(567g) Predict New Cocrystals Via Mechanochemistry

Within the pharmaceutical industry around 60% of recently developed drugs have solubility challenges while 80% of in-production line drugs are classified as being poorly soluble. Solubility is a critical property for drug performance (e.g. bioavailability) [1,2]. Cocrystal formation is one possible solution to overcome solubility problems. Pharmaceutical cocrystals, formed by combining an active pharmaceutical ingredient (API) with a cocrystal former (coformer), are often manufactured in a variety of methods that rely on the utilization of solvents. Pharmaceutical companies use between 25-100 kg solvent per kg of product, causing major water and air pollution. Hence, state-of-the-art solvent-based methods need to be replaced with more sustainable alternatives. Additionally, the formation of a cocrystal requires its components to be soluble in the same solvent. These limitations hinder the processability and development of novel pharmaceutical products.

Mechanochemistry utilizes mechanical forces to induce reactions. The application of mechanochemistry to form cocrystals without solvents is a novel, promising and sustainable method [1,3]. Scientists have exploited the features of mechanochemistry, but only in a random, non-systematic manner for the production of new cocrystals. Indeed, with the enormous number of potential API-coformer combinations, it is currently impossible to predict if two crystalline materials will cocrystallize under mechanochemical forces.

In this work, a high throughput screening approach combined with data analysis (machine learning) has been developed to predict if two crystals will cocrystallize under mechanochemical conditions. Strategically distinct pairs of APIs and crystalline coformers were screened by neat grinding (solventless) in a Retsch MM 400 vibration-mill. Powder X-ray diffraction has been applied to characterize all the samples and to determine the formation of new crystal structures. With the help of these results and molecular descriptors a machine learning algorithm (random forest model) has been successfully developed, effectively predicting the propensity of two molecules to cocrystallize under mechanochemical conditions. Additional cocrystallization events are predicted and experimentally validated. The technical feasibility of further API-coformer combinations can be estimated to create novel cocrystals without any solvent limitations, expanding the scope of mechanochemistry as a technique for drug discovery.

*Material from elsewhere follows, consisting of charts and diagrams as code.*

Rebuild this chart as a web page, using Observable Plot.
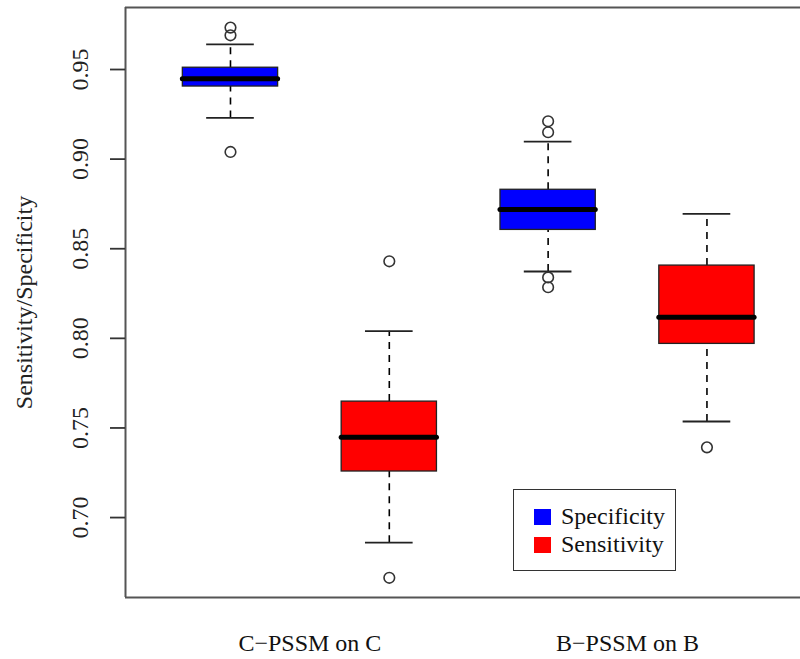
<!DOCTYPE html>
<html>
<head>
<meta charset="utf-8">
<script src="https://cdn.jsdelivr.net/npm/d3@7"></script>
<script src="https://cdn.jsdelivr.net/npm/@observablehq/plot@0.6"></script>
<style>
  html, body { margin: 0; padding: 0; background: #fff; }
  #wrap { position: relative; width: 800px; height: 659px; font-family: "Liberation Serif", "DejaVu Serif", serif; }
  #legend { position: absolute; left: 513px; top: 489px; width: 161px; height: 80px; border: 1.5px solid #333; background: #fff; }
  .row { position: absolute; left: 20px; display: flex; align-items: center; font-size: 24px; color: #111; }
  .sw { width: 17px; height: 16px; margin-right: 10px; }
</style>
</head>
<body>
<div id="wrap"></div>
<script>
// ---- data ----
const groupLabels = ["C−PSSM on C", "B−PSSM on B"];
const groupLabelPositions = [1.5, 3.5];
const seriesNames = ["Specificity", "Sensitivity"];
const seriesColors = ["#0000ff", "#ff0000"];
const boxSeries = ["Specificity", "Sensitivity", "Specificity", "Sensitivity"];
const boxPositions = [1, 2, 3, 4];
const lowerWhisker = [0.923, 0.686, 0.8373, 0.7536];
const q1Values = [0.9405, 0.7257, 0.8605, 0.7969];
const medianValues = [0.9448, 0.7448, 0.8719, 0.8118];
const q3Values = [0.951, 0.7647, 0.8829, 0.8406];
const upperWhisker = [0.964, 0.804, 0.9098, 0.8695];
const outlierValues = [
  [0.9734, 0.9691, 0.904],
  [0.843, 0.6664],
  [0.9211, 0.915, 0.834, 0.8285],
  [0.7392]
];
const yTicks = [0.70, 0.75, 0.80, 0.85, 0.90, 0.95];
const yTitle = "Sensitivity/Specificity";

// ---- build tables ----
const W = 800, H = 659, ML = 125, MT = 7, MB = 62, MR = 0;
const boxW = 0.3, capW = 0.15;
const colorOf = s => seriesColors[seriesNames.indexOf(s)];
const boxes = boxPositions.map((p, i) => ({
  pos: p, series: boxSeries[i],
  lo: lowerWhisker[i], q1: q1Values[i], med: medianValues[i], q3: q3Values[i], hi: upperWhisker[i]
}));
const outliers = boxPositions.flatMap((p, i) => outlierValues[i].map(v => ({pos: p, v})));
const xDomain = [0.339, 4.589];
const yDomain = [0.6554, 0.9846];
const unitsPerPx = (xDomain[1] - xDomain[0]) / (W - ML - MR);
const tickLen = 15 * unitsPerPx;
const font = "'Liberation Serif', 'DejaVu Serif', serif";

const chart = Plot.plot({
  width: W, height: H,
  marginLeft: ML, marginTop: MT, marginBottom: MB, marginRight: MR,
  x: {type: "linear", domain: xDomain, axis: null},
  y: {type: "linear", domain: yDomain, axis: null},
  style: {fontFamily: font, background: "#fff", overflow: "visible"},
  marks: [
    // whiskers (dashed)
    Plot.ruleX(boxes, {x: "pos", y1: "q3", y2: "hi", stroke: "#000", strokeWidth: 1.6, strokeDasharray: "7,6"}),
    Plot.ruleX(boxes, {x: "pos", y1: "lo", y2: "q1", stroke: "#000", strokeWidth: 1.6, strokeDasharray: "7,6"}),
    // caps
    Plot.ruleY(boxes, {y: "hi", x1: d => d.pos - capW, x2: d => d.pos + capW, stroke: "#222", strokeWidth: 1.8}),
    Plot.ruleY(boxes, {y: "lo", x1: d => d.pos - capW, x2: d => d.pos + capW, stroke: "#222", strokeWidth: 1.8}),
    // boxes
    Plot.rect(boxes, {x1: d => d.pos - boxW, x2: d => d.pos + boxW, y1: "q1", y2: "q3",
      fill: d => colorOf(d.series), stroke: "#222", strokeWidth: 1.3}),
    // medians
    Plot.ruleY(boxes, {y: "med", x1: d => d.pos - boxW, x2: d => d.pos + boxW, stroke: "#000", strokeWidth: 5, strokeLinecap: "round"}),
    // outliers
    Plot.dot(outliers, {x: "pos", y: "v", r: 5.3, stroke: "#333", strokeWidth: 1.6, fill: "none"}),
    // frame: left, top, bottom
    Plot.ruleX([xDomain[0]], {stroke: "#555", strokeWidth: 2}),
    Plot.ruleY(yDomain, {x1: xDomain[0], x2: xDomain[1], stroke: "#555", strokeWidth: 2}),
    // y ticks
    Plot.ruleY(yTicks, {x1: xDomain[0] - tickLen, x2: xDomain[0], stroke: "#333", strokeWidth: 1.8}),
    Plot.text(yTicks, {y: d => d, x: xDomain[0], text: d => d.toFixed(2), rotate: -90,
      dx: -45, textAnchor: "middle", lineAnchor: "middle", fontSize: 24, fill: "#222", fontFamily: font}),
    // y title
    Plot.text([yTitle], {frameAnchor: "left", dx: -101, rotate: -90, textAnchor: "middle", lineAnchor: "middle", fontSize: 24, fill: "#222", fontFamily: font}),
    // x group labels
    Plot.text(groupLabels, {x: (d, i) => groupLabelPositions[i], frameAnchor: "bottom", dy: 46,
      lineAnchor: "middle", textAnchor: "middle", fontSize: 24, fill: "#111", fontFamily: font})
  ]
});

const wrap = document.getElementById("wrap");
wrap.appendChild(chart);

// legend
const legend = document.createElement("div");
legend.id = "legend";
seriesNames.forEach((name, i) => {
  const row = document.createElement("div");
  row.className = "row";
  row.style.top = (i === 0 ? 13 : 41) + "px";
  const sw = document.createElement("div");
  sw.className = "sw";
  sw.style.background = seriesColors[i];
  const t = document.createElement("span");
  t.textContent = name;
  row.appendChild(sw); row.appendChild(t);
  legend.appendChild(row);
});
wrap.appendChild(legend);
</script>
</body>
</html>
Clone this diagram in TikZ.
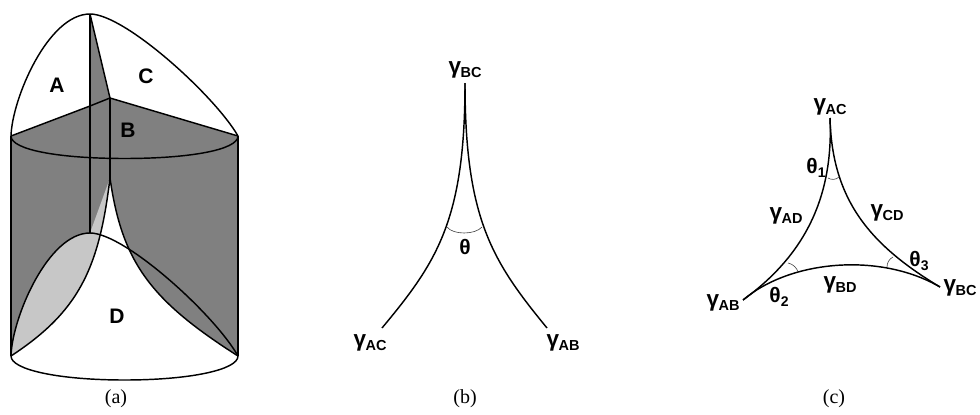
\documentclass[tikz,border=0pt]{standalone}
\usepackage{fontspec}
\setmainfont{Liberation Sans}
\newfontfamily\capfont{Liberation Serif}
\definecolor{darkgr}{gray}{0.5}
\definecolor{lightgr}{gray}{0.78}
\newcommand{\gam}[1]{{\bfseries\raisebox{4pt}{\fontsize{22.5}{23}\selectfont γ}\kern-0.5pt{\fontsize{14.5}{14.5}\selectfont #1}}}
\newcommand{\thet}[1]{{\bfseries{\fontsize{21}{21}\selectfont θ}\raisebox{-3.5pt}{\fontsize{14}{14}\selectfont #1}}}
\tikzset{
  edge/.style={draw=black,line width=1.45pt},
  thin arc/.style={draw=black!75,line width=0.6pt},
  lab/.style={inner sep=0pt,font=\fontsize{21}{21}\selectfont\bfseries},
  gl/.style={inner sep=0pt},
  captext/.style={inner sep=0pt,font=\capfont\fontsize{20}{20}\selectfont}
}
\begin{document}
\begin{tikzpicture}[x=1pt,y=-1pt]
\useasboundingbox (0,0) rectangle (980,415);
% panel a
\coordinate (apex) at (90,14);
\coordinate (tl) at (11,136);
\coordinate (tr) at (238,136);
\coordinate (ctr) at (110,98);
\coordinate (mid) at (90,106);
\coordinate (bl) at (11,356);
\coordinate (br) at (238,356);
\coordinate (cusp) at (110,178);
\coordinate (dome) at (90,233);
\fill[darkgr] (tl) -- (mid) -- (ctr) -- (tr) -- (br) -- (bl) -- cycle;
\fill[darkgr] (apex) -- (ctr) -- (mid) -- cycle;
\fill[white] (cusp) .. controls (122,262) and (150,300) .. (br)
  .. controls (238,370) and (189,380) .. (124.5,380)
  .. controls (60,380) and (11,370) .. (bl)
  .. controls (78,312) and (99,270) .. (cusp) -- cycle;
\fill[lightgr] (bl) .. controls (12,318) and (48,233) .. (dome)
  -- (cusp) .. controls (99,270) and (78,312) .. (bl) -- cycle;
\draw[edge] (tl) .. controls (12,99) and (48,14) .. (apex) .. controls (125,14) and (215,96) .. (tr);
\draw[edge] (apex) -- (ctr);
\draw[edge] (tl) -- (mid) -- (ctr) -- (tr);
\draw[edge] (apex) -- (dome);
\draw[edge] (ctr) -- (cusp);
\draw[edge] (tl) -- (bl);
\draw[edge] (tr) -- (br);
\draw[edge] (tl) .. controls (11,150) and (60,158.5) .. (124.5,158.5) .. controls (189,158.5) and (238,150) .. (tr);
\draw[edge] (bl) .. controls (11,370) and (60,380) .. (124.5,380) .. controls (189,380) and (238,370) .. (br);
\draw[edge] (bl) .. controls (12,318) and (48,233) .. (dome) .. controls (125,233) and (215,315) .. (br);
\draw[edge] (cusp) .. controls (99,270) and (78,312) .. (bl);
\draw[edge] (cusp) .. controls (122,262) and (150,300) .. (br);
\node[lab] (la) at (57,85) {A};
\node[lab] (lc) at (146,76) {C};
\node[lab] (lb) at (128,130) {B};
\node[lab] (ld) at (117,316) {D};
\node[captext] (capa) at (116,399) {(a)};
% panel b
\coordinate (bt) at (465,83);
\coordinate (bL) at (382,328);
\coordinate (bR) at (547,328);
\coordinate (bal) at (447,227);
\coordinate (bar) at (482,227);
\draw[edge] (bt) .. controls (465,220) and (437,262) .. (bL);
\draw[edge] (bt) .. controls (465,220) and (493,262) .. (bR);
\draw[thin arc] (bal) .. controls (453,235) and (475,235) .. (bar);
\node[gl] (gbc) at (465,70) {\gam{BC}};
\node[gl] (gac) at (370,343) {\gam{AC}};
\node[gl] (gab) at (563,343) {\gam{AB}};
\node[lab,font=\fontsize{21}{21}\selectfont\bfseries] (th) at (465,247) {θ};
\node[captext] (capb) at (465,399) {(b)};
% panel c
\coordinate (ct) at (830,118);
\coordinate (cl) at (743,300);
\coordinate (cr) at (940,287);
\draw[edge] (ct) .. controls (834,205) and (798,260) .. (cl);
\draw[edge] (ct) .. controls (832,200) and (870,245) .. (cr);
\draw[edge] (cl) .. controls (790,260) and (880,252) .. (cr);
\coordinate (a1) at (828,178);
\coordinate (a2) at (839,177);
\coordinate (b1) at (788,263);
\coordinate (b2) at (798,272);
\coordinate (d1) at (893,257);
\coordinate (d2) at (887,267);
\draw[thin arc] (a1) .. controls (831,180) and (836,180) .. (a2);
\draw[thin arc] (b1) .. controls (793,264) and (797,268) .. (b2);
\draw[thin arc] (d1) .. controls (889,259) and (887,263) .. (d2);
\node[gl] (cac) at (830,107) {\gam{AC}};
\node[gl] (cad) at (786,216) {\gam{AD}};
\node[gl] (ccd) at (887,213) {\gam{CD}};
\node[gl] (cbd) at (840,285) {\gam{BD}};
\node[gl] (cab) at (723,303) {\gam{AB}};
\node[gl] (cbc) at (960,288) {\gam{BC}};
\node[gl] (t1) at (816,168) {\thet{1}};
\node[gl] (t2) at (779,297) {\thet{2}};
\node[gl] (t3) at (919,261) {\thet{3}};
\node[captext] (capc) at (834,399) {(c)};
\end{tikzpicture}
\end{document}
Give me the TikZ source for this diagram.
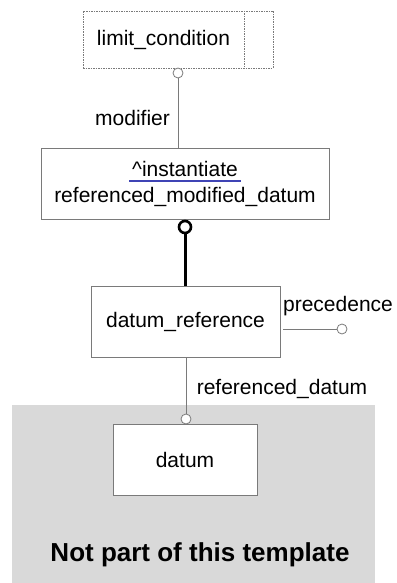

[1] C. B. Aakeröy and A. S. Sinha. Co-crystals. Monographs in Supramolecular Chemistry. The Royal Society of Chemistry, 2018.
[2] M. A. E. Yousef and V. R. Vangala. Pharmaceutical cocrystals: Molecules, crystals,formulations, medicines. Crystal Growth & Design, 19(12):7420–7438, 2019.
[3] S. Lou, Y. Mao, D. Xu, J. He, Q. Chen, and Z. Xu . Fast and Selective Dehydrogenative C–H/C–H Arylation Using Mechanochemistry. ACS Catalysis, 6 (6) , 3890-3894, 2016.